### Information provided
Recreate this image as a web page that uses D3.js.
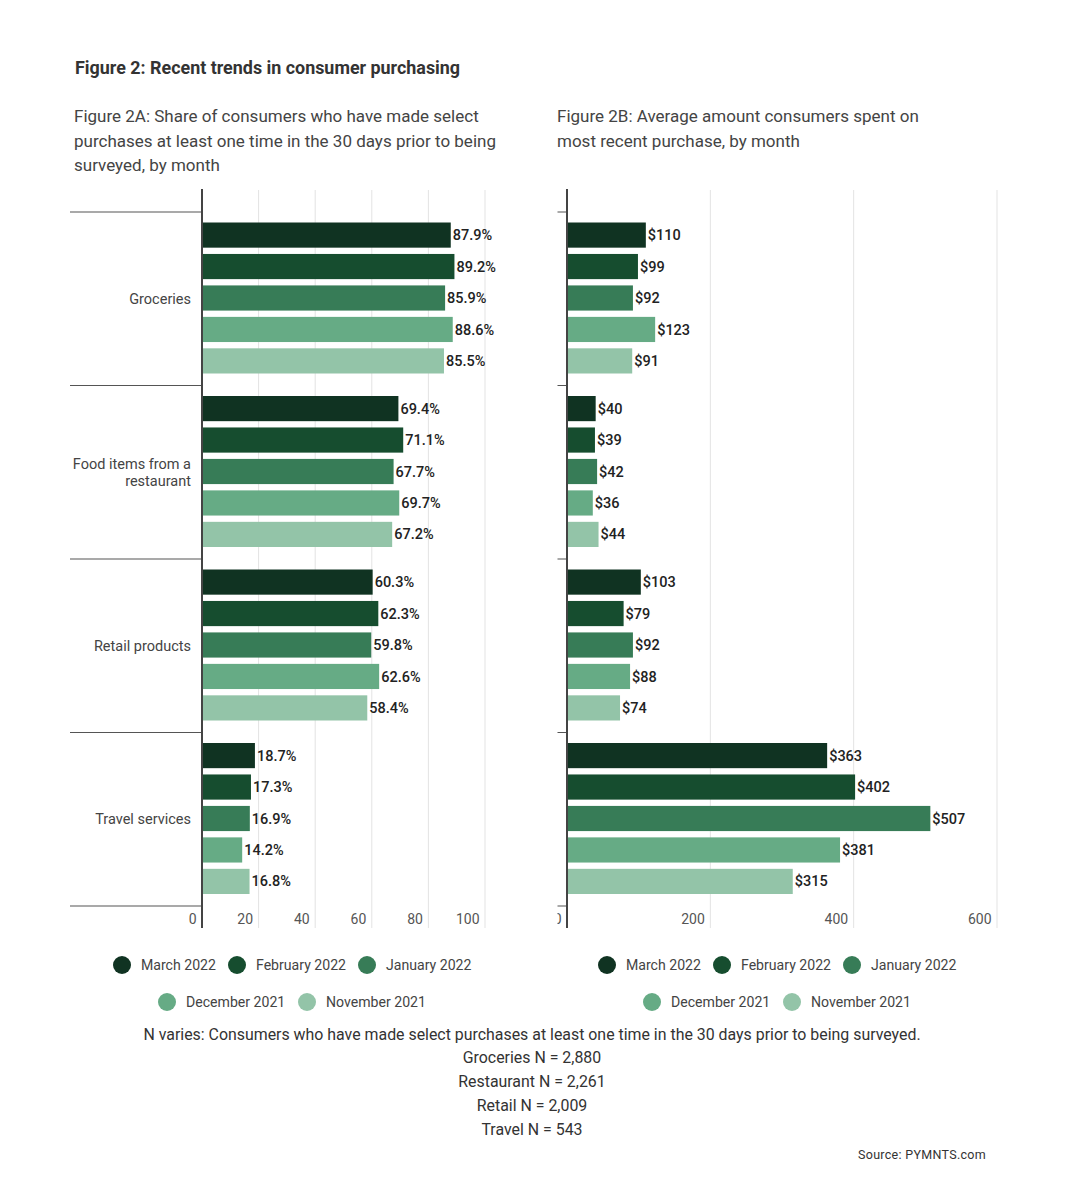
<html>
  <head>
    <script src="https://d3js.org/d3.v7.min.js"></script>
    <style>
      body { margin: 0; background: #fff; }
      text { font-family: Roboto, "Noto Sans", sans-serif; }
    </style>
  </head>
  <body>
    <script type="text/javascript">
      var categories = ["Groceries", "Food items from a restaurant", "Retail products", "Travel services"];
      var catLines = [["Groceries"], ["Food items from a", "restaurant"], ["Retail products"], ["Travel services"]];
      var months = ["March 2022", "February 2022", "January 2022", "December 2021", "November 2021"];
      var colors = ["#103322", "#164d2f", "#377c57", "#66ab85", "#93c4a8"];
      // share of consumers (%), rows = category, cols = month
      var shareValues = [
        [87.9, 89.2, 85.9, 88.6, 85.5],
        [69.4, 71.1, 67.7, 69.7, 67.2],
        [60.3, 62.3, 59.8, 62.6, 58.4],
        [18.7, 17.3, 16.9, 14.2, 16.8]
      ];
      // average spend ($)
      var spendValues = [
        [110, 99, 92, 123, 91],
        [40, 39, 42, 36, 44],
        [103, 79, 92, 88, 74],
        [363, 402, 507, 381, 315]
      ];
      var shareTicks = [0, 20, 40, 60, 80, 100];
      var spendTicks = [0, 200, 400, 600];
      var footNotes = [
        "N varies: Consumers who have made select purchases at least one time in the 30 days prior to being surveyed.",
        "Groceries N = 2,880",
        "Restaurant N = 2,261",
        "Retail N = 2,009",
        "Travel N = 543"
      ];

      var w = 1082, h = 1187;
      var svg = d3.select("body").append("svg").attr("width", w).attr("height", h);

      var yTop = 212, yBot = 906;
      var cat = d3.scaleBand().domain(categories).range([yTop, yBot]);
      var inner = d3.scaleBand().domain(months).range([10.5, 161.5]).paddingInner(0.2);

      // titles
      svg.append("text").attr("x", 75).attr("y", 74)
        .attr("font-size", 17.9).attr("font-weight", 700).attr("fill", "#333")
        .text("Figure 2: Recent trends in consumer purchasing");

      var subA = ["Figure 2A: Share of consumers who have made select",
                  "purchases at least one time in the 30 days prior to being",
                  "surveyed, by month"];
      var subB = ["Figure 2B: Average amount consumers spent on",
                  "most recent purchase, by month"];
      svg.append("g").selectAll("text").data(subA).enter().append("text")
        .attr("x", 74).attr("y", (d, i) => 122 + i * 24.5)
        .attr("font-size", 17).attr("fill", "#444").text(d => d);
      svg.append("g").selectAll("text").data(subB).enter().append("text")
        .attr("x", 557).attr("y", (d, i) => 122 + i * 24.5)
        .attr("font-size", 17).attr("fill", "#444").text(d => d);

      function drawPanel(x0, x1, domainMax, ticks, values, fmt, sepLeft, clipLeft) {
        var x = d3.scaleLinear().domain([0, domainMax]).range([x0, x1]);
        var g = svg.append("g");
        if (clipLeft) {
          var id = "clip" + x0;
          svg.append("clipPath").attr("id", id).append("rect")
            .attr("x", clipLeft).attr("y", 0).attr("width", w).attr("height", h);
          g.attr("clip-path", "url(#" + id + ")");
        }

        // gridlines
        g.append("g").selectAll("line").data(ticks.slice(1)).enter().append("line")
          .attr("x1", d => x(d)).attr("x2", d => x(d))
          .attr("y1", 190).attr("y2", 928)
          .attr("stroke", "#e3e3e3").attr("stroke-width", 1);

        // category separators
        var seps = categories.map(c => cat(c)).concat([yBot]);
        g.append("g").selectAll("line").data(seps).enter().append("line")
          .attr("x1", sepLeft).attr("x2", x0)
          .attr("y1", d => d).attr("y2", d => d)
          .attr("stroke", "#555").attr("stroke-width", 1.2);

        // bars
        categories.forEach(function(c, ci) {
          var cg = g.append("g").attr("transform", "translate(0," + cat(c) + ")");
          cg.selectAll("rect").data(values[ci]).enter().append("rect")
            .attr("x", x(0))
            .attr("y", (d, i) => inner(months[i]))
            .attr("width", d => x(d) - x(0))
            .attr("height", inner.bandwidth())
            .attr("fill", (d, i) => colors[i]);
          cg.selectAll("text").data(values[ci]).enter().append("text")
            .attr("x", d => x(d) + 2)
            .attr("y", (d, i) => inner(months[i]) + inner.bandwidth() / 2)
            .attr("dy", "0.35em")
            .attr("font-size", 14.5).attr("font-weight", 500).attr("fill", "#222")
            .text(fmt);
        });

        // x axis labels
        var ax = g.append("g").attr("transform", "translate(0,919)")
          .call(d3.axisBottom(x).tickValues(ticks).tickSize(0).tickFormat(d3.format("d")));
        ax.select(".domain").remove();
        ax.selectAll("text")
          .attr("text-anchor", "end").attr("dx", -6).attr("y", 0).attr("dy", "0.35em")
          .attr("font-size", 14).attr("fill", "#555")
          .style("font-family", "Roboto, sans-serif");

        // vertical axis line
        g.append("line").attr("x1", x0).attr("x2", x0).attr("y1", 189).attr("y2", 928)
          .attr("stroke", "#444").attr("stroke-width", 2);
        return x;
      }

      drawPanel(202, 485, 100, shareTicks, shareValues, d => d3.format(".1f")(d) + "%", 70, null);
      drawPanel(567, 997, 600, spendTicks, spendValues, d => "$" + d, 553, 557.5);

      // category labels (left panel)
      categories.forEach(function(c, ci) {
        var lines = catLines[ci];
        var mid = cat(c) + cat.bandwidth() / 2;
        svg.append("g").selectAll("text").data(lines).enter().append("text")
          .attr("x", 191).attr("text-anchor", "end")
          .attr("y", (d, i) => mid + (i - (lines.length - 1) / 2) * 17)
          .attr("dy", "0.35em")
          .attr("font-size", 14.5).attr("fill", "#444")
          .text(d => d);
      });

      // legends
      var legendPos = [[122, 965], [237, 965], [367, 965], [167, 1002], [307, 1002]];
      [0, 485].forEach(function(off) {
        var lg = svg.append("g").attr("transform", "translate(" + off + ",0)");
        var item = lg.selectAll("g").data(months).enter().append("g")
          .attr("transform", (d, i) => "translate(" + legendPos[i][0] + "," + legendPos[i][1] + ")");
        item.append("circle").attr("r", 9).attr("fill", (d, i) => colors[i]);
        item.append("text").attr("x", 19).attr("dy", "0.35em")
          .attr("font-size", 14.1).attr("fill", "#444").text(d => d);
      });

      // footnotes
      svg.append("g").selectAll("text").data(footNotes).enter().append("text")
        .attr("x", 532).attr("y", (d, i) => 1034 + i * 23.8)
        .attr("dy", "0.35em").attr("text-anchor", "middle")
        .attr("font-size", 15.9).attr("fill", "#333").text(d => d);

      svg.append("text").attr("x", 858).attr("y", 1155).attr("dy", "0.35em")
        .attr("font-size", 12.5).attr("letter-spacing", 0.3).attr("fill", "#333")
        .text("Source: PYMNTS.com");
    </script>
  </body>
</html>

### Instructions to follow
Reproduce the listing above exactly, excluding all pictures.

### Output below
Recreate this image as a web page that uses D3.js.
<html>
  <head>
    <script src="https://d3js.org/d3.v7.min.js"></script>
    <style>
      body { margin: 0; background: #fff; }
      text { font-family: Roboto, "Noto Sans", sans-serif; }
    </style>
  </head>
  <body>
    <script type="text/javascript">
      var categories = ["Groceries", "Food items from a restaurant", "Retail products", "Travel services"];
      var catLines = [["Groceries"], ["Food items from a", "restaurant"], ["Retail products"], ["Travel services"]];
      var months = ["March 2022", "February 2022", "January 2022", "December 2021", "November 2021"];
      var colors = ["#103322", "#164d2f", "#377c57", "#66ab85", "#93c4a8"];
      // share of consumers (%), rows = category, cols = month
      var shareValues = [
        [87.9, 89.2, 85.9, 88.6, 85.5],
        [69.4, 71.1, 67.7, 69.7, 67.2],
        [60.3, 62.3, 59.8, 62.6, 58.4],
        [18.7, 17.3, 16.9, 14.2, 16.8]
      ];
      // average spend ($)
      var spendValues = [
        [110, 99, 92, 123, 91],
        [40, 39, 42, 36, 44],
        [103, 79, 92, 88, 74],
        [363, 402, 507, 381, 315]
      ];
      var shareTicks = [0, 20, 40, 60, 80, 100];
      var spendTicks = [0, 200, 400, 600];
      var footNotes = [
        "N varies: Consumers who have made select purchases at least one time in the 30 days prior to being surveyed.",
        "Groceries N = 2,880",
        "Restaurant N = 2,261",
        "Retail N = 2,009",
        "Travel N = 543"
      ];

      var w = 1082, h = 1187;
      var svg = d3.select("body").append("svg").attr("width", w).attr("height", h);

      var yTop = 212, yBot = 906;
      var cat = d3.scaleBand().domain(categories).range([yTop, yBot]);
      var inner = d3.scaleBand().domain(months).range([10.5, 161.5]).paddingInner(0.2);

      // titles
      svg.append("text").attr("x", 75).attr("y", 74)
        .attr("font-size", 17.9).attr("font-weight", 700).attr("fill", "#333")
        .text("Figure 2: Recent trends in consumer purchasing");

      var subA = ["Figure 2A: Share of consumers who have made select",
                  "purchases at least one time in the 30 days prior to being",
                  "surveyed, by month"];
      var subB = ["Figure 2B: Average amount consumers spent on",
                  "most recent purchase, by month"];
      svg.append("g").selectAll("text").data(subA).enter().append("text")
        .attr("x", 74).attr("y", (d, i) => 122 + i * 24.5)
        .attr("font-size", 17).attr("fill", "#444").text(d => d);
      svg.append("g").selectAll("text").data(subB).enter().append("text")
        .attr("x", 557).attr("y", (d, i) => 122 + i * 24.5)
        .attr("font-size", 17).attr("fill", "#444").text(d => d);

      function drawPanel(x0, x1, domainMax, ticks, values, fmt, sepLeft, clipLeft) {
        var x = d3.scaleLinear().domain([0, domainMax]).range([x0, x1]);
        var g = svg.append("g");
        if (clipLeft) {
          var id = "clip" + x0;
          svg.append("clipPath").attr("id", id).append("rect")
            .attr("x", clipLeft).attr("y", 0).attr("width", w).attr("height", h);
          g.attr("clip-path", "url(#" + id + ")");
        }

        // gridlines
        g.append("g").selectAll("line").data(ticks.slice(1)).enter().append("line")
          .attr("x1", d => x(d)).attr("x2", d => x(d))
          .attr("y1", 190).attr("y2", 928)
          .attr("stroke", "#e3e3e3").attr("stroke-width", 1);

        // category separators
        var seps = categories.map(c => cat(c)).concat([yBot]);
        g.append("g").selectAll("line").data(seps).enter().append("line")
          .attr("x1", sepLeft).attr("x2", x0)
          .attr("y1", d => d).attr("y2", d => d)
          .attr("stroke", "#555").attr("stroke-width", 1.2);

        // bars
        categories.forEach(function(c, ci) {
          var cg = g.append("g").attr("transform", "translate(0," + cat(c) + ")");
          cg.selectAll("rect").data(values[ci]).enter().append("rect")
            .attr("x", x(0))
            .attr("y", (d, i) => inner(months[i]))
            .attr("width", d => x(d) - x(0))
            .attr("height", inner.bandwidth())
            .attr("fill", (d, i) => colors[i]);
          cg.selectAll("text").data(values[ci]).enter().append("text")
            .attr("x", d => x(d) + 2)
            .attr("y", (d, i) => inner(months[i]) + inner.bandwidth() / 2)
            .attr("dy", "0.35em")
            .attr("font-size", 14.5).attr("font-weight", 500).attr("fill", "#222")
            .text(fmt);
        });

        // x axis labels
        var ax = g.append("g").attr("transform", "translate(0,919)")
          .call(d3.axisBottom(x).tickValues(ticks).tickSize(0).tickFormat(d3.format("d")));
        ax.select(".domain").remove();
        ax.selectAll("text")
          .attr("text-anchor", "end").attr("dx", -6).attr("y", 0).attr("dy", "0.35em")
          .attr("font-size", 14).attr("fill", "#555")
          .style("font-family", "Roboto, sans-serif");

        // vertical axis line
        g.append("line").attr("x1", x0).attr("x2", x0).attr("y1", 189).attr("y2", 928)
          .attr("stroke", "#444").attr("stroke-width", 2);
        return x;
      }

      drawPanel(202, 485, 100, shareTicks, shareValues, d => d3.format(".1f")(d) + "%", 70, null);
      drawPanel(567, 997, 600, spendTicks, spendValues, d => "$" + d, 553, 557.5);

      // category labels (left panel)
      categories.forEach(function(c, ci) {
        var lines = catLines[ci];
        var mid = cat(c) + cat.bandwidth() / 2;
        svg.append("g").selectAll("text").data(lines).enter().append("text")
          .attr("x", 191).attr("text-anchor", "end")
          .attr("y", (d, i) => mid + (i - (lines.length - 1) / 2) * 17)
          .attr("dy", "0.35em")
          .attr("font-size", 14.5).attr("fill", "#444")
          .text(d => d);
      });

      // legends
      var legendPos = [[122, 965], [237, 965], [367, 965], [167, 1002], [307, 1002]];
      [0, 485].forEach(function(off) {
        var lg = svg.append("g").attr("transform", "translate(" + off + ",0)");
        var item = lg.selectAll("g").data(months).enter().append("g")
          .attr("transform", (d, i) => "translate(" + legendPos[i][0] + "," + legendPos[i][1] + ")");
        item.append("circle").attr("r", 9).attr("fill", (d, i) => colors[i]);
        item.append("text").attr("x", 19).attr("dy", "0.35em")
          .attr("font-size", 14.1).attr("fill", "#444").text(d => d);
      });

      // footnotes
      svg.append("g").selectAll("text").data(footNotes).enter().append("text")
        .attr("x", 532).attr("y", (d, i) => 1034 + i * 23.8)
        .attr("dy", "0.35em").attr("text-anchor", "middle")
        .attr("font-size", 15.9).attr("fill", "#333").text(d => d);

      svg.append("text").attr("x", 858).attr("y", 1155).attr("dy", "0.35em")
        .attr("font-size", 12.5).attr("letter-spacing", 0.3).attr("fill", "#333")
        .text("Source: PYMNTS.com");
    </script>
  </body>
</html>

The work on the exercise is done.